Is the latest word on Coles and Wesfarmers a message from Cassandra (whose prophesy was correct, but was not believed) or Jonah (who got one right, was believed, then got one wrong)?
Merrill Lynch analyst David Errington is being reported widely as having downgraded Wesfarmers shares to sell, believing they will fall to around $35.55. He believes Coles’ assets have been driven into the ground and Wesfamers will struggle to turn the company around.
He either ignores or underestimates the impact that Wesfarmers, and in particular a change of culture, will have on the performance of Coles.

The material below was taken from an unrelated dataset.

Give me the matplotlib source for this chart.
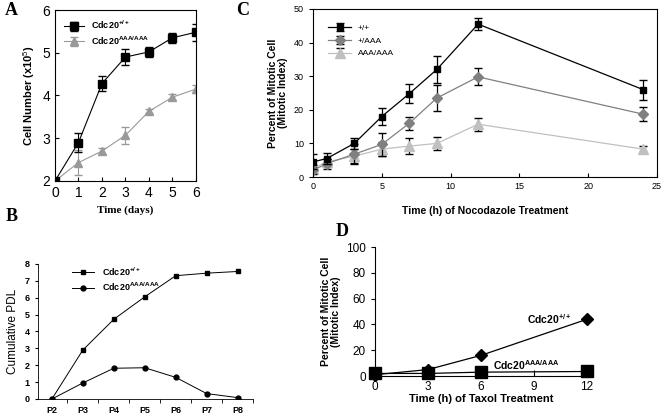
import matplotlib
matplotlib.use('Agg')
import matplotlib.pyplot as plt
from matplotlib.ticker import FixedLocator

plt.rcParams['font.family'] = ['Liberation Sans', 'DejaVu Sans']
plt.rcParams['mathtext.fontset'] = 'custom'
plt.rcParams['mathtext.rm'] = 'Liberation Sans'
plt.rcParams['mathtext.bf'] = 'Liberation Sans:bold'

# Panel A: cell number
days = [0, 1, 2, 3, 4, 5, 6]
a_wt = [2.0, 2.9, 4.28, 4.9, 5.02, 5.35, 5.48]
a_wt_err = [0.02, 0.22, 0.17, 0.18, 0.12, 0.12, 0.2]
a_aaa = [2.0, 2.43, 2.7, 3.07, 3.63, 3.96, 4.15]
a_aaa_err = [0.02, 0.3, 0.08, 0.2, 0.05, 0.07, 0.1]

# Panel B: cumulative PDL
passages = ['P2', 'P3', 'P4', 'P5', 'P6', 'P7', 'P8']
b_wt = [0, 2.9, 4.72, 6.05, 7.3, 7.45, 7.55]
b_aaa = [0, 0.95, 1.82, 1.85, 1.28, 0.32, 0.08]

# Panel C: nocodazole mitotic index
c_time = [0, 1, 3, 5, 7, 9, 12, 24]
c_wt = [4.5, 5.5, 10, 18, 24.8, 32, 45.5, 26]
c_wt_err = [2.2, 1.5, 1.7, 2.5, 2.8, 4, 1.8, 3]
c_het = [2, 4, 6.8, 9.7, 16, 23.5, 29.8, 18.7]
c_het_err = [1, 1.5, 3, 3.5, 2, 3.8, 2.5, 2]
c_aaa = [2.5, 4.5, 6.2, 8.3, 9.2, 10, 15.7, 8.3]
c_aaa_err = [1, 1, 2, 2, 2.5, 2, 2, 1]

# Panel D: taxol mitotic index
d_time = [0, 3, 6, 12]
d_wt = [1, 5, 16, 44]
d_aaa = [2, 2, 3, 3.5]

fig = plt.figure(figsize=(6.64, 4.17), dpi=100)

# ---- A ----
axA = fig.add_axes([0.0828, 0.566, 0.2123, 0.410])
axA.errorbar(days, a_wt, yerr=a_wt_err, color='black', marker='s', ms=6,
             lw=0.8, capsize=3, elinewidth=0.8, label=r'Cdc20$^{\mathbf{+/+}}$', zorder=3)
axA.errorbar(days, a_aaa, yerr=a_aaa_err, color='#999999', marker='^', ms=6,
             lw=0.8, capsize=3, elinewidth=0.8, label=r'Cdc20$^{\mathbf{AAA/AAA}}$')
axA.set_xlim(0, 6)
axA.set_ylim(2, 6)
axA.set_xticks(days)
axA.set_yticks([2, 3, 4, 5, 6])
axA.tick_params(direction='in', labelsize=10, length=3)
axA.set_ylabel(r'Cell Number (x10$^5$)', fontsize=8, fontweight='bold')
axA.set_xlabel('Time (days)', fontsize=8, fontweight='bold', family='Liberation Serif')
leg = axA.legend(loc='upper left', fontsize=6.5, frameon=False, handlelength=2.2,
                 borderaxespad=0.6, labelspacing=0.3)
for t in leg.get_texts():
    t.set_fontweight('bold')
fig.text(0.008, 0.965, 'A', fontsize=13, fontweight='bold', family='Liberation Serif')

# ---- C ----
axC = fig.add_axes([0.4714, 0.5755, 0.518, 0.403])
axC.errorbar(c_time, c_wt, yerr=c_wt_err, color='black', marker='s', ms=5,
             lw=0.9, capsize=3, elinewidth=0.9, label='+/+', zorder=3)
axC.errorbar(c_time, c_het, yerr=c_het_err, color='#808080', marker='D', ms=5,
             lw=0.9, capsize=3, elinewidth=0.9, label='+/AAA', ecolor='black', zorder=2)
axC.errorbar(c_time, c_aaa, yerr=c_aaa_err, color='#c0c0c0', marker='^', ms=7,
             lw=0.9, capsize=3, elinewidth=0.9, label='AAA/AAA', ecolor='black', zorder=1)
axC.set_xlim(0, 25)
axC.set_ylim(0, 50)
axC.set_xticks([0, 5, 10, 15, 20, 25])
axC.set_yticks([0, 10, 20, 30, 40, 50])
axC.tick_params(axis='y', direction='out', labelsize=6.5, length=3)
axC.tick_params(axis='x', direction='in', labelsize=6.5, length=3)
axC.set_ylabel('Percent of Mitotic Cell\n(Mitotic Index)', fontsize=7.5, fontweight='bold',
               linespacing=1.0)
axC.set_xlabel('Time (h) of Nocodazole Treatment', fontsize=7.5, fontweight='bold', labelpad=11)
axC.legend(loc='upper left', fontsize=6, frameon=False, handlelength=2.8,
           borderaxespad=1.4, labelspacing=0.6)
fig.text(0.356, 0.963, 'C', fontsize=13, fontweight='bold', family='Liberation Serif')

# ---- B ----
axB = fig.add_axes([0.0572, 0.0432, 0.324, 0.324])
xb = list(range(len(passages)))
axB.plot(xb, b_wt, color='black', marker='s', ms=3, lw=0.7, label=r'Cdc20$^{\mathbf{+/+}}$')
axB.plot(xb, b_aaa, color='black', marker='o', ms=3.5, lw=0.7, label=r'Cdc20$^{\mathbf{AAA/AAA}}$')
axB.set_xlim(-0.45, 6.5)
axB.set_ylim(0, 8)
axB.set_yticks(range(9))
axB.set_xticks(xb)
axB.set_xticklabels(passages, fontsize=6.5, fontweight='bold')
axB.xaxis.set_minor_locator(FixedLocator([i - 0.5 for i in range(8)]))
axB.tick_params(axis='x', which='major', length=0, pad=5)
axB.tick_params(axis='x', which='minor', length=3, direction='out')
axB.tick_params(axis='y', labelsize=6.5, length=2.5, direction='out')
for t in axB.get_yticklabels():
    t.set_fontweight('bold')
axB.spines['top'].set_visible(False)
axB.spines['right'].set_visible(False)
axB.spines['left'].set_linewidth(0.6)
axB.spines['bottom'].set_linewidth(0.6)
axB.set_ylabel('Cumulative PDL', fontsize=8.5)
leg = axB.legend(loc='upper left', fontsize=6.5, frameon=False, handlelength=2.5,
                 bbox_to_anchor=(0.12, 1.05), labelspacing=0.3)
for t in leg.get_texts():
    t.set_fontweight('bold')
fig.text(0.008, 0.47, 'B', fontsize=13, fontweight='bold', family='Liberation Serif')

# ---- D ----
axD = fig.add_axes([0.5648, 0.0983, 0.319, 0.309])
axD.plot(d_time, d_wt, color='black', marker='D', ms=6.5, lw=0.9, clip_on=False, zorder=3)
axD.plot(d_time, d_aaa, color='black', marker='s', ms=8.5, lw=0.9, clip_on=False, zorder=3)
axD.set_xlim(0, 12)
axD.set_ylim(0, 100)
axD.set_xticks([0, 3, 6, 9, 12])
axD.set_yticks([0, 20, 40, 60, 80, 100])
axD.tick_params(axis='y', labelsize=8.5, direction='out', length=3)
axD.tick_params(axis='x', labelsize=8.5, direction='in', length=4)
axD.spines['top'].set_visible(False)
axD.spines['right'].set_visible(False)
axD.set_ylabel('Percent of Mitotic Cell\n(Mitotic Index)', fontsize=7.5, fontweight='bold',
               linespacing=1.0)
axD.set_xlabel('Time (h) of Taxol Treatment', fontsize=8, fontweight='bold', labelpad=1)
axD.text(8.6, 40, r'Cdc20$^{\mathbf{+/+}}$', fontsize=7.5, fontweight='bold')
axD.text(6.7, 5, r'Cdc20$^{\mathbf{AAA/AAA}}$', fontsize=7.5, fontweight='bold')
fig.text(0.505, 0.435, 'D', fontsize=13, fontweight='bold', family='Liberation Serif')

fig.savefig('out.png', dpi=100)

Myer was similarly troubled before the sale to the TPG consortium last spring. At $1.4bn, TPG were said to have paid too much. When Myer’s first set of sales numbers were released in March, Coles was wearing the egg. Myer had turned. They still have issues to address but the early signs are highly encouraging. By March, some were saying Coles had sold Myer too cheaply.
Now we read that Myer has sold some Melbourne real estate for $605m, which means they got the company for less than $800m. On the projected earnings, they have bought a real bargain and the multiples are starting to look very tidy.
Analysts tend to take a simplistic outsider’s view of investments. An example. A few years ago, I was conducting a search for a National Loss Prevention Manager (think shoplifting etc) for Bunnings. Bunnings knew they had a huge problem, with shrinkage around twice the number expected of similar companies – at least $50m too high. I ran a job advertisement that was headlined “Bunnings want you to save them $50m”. An analyst picked up the story and wrote a client advisory dropping WES from buy to hold because he believed Bunnings had a $50m problem. He totally misinterpreted the information. What was about to occur was a $50m improvement, and most of it would be pure EBIT.
Few will argue that Coles is not a troubled company. However, Myer is an example of what can be achieved quite quickly with the right leadership, a strategy that is clearly understood by the team and strong implementation. Wesfarmers are highly likely to have a similarly rapid and positive effect on Coles – and it will be sustained.
That some analysts got Myer wrong, or misinterpreted a job ad, does not mean that Errington has erred. But I do believe he has underestimated what can be achieved when good leadership gets hold of a Coles asset. Time will tell.
Disclosure: My wife owns a small parcel of Coles shares and my company Orex still finds people for Bunnings.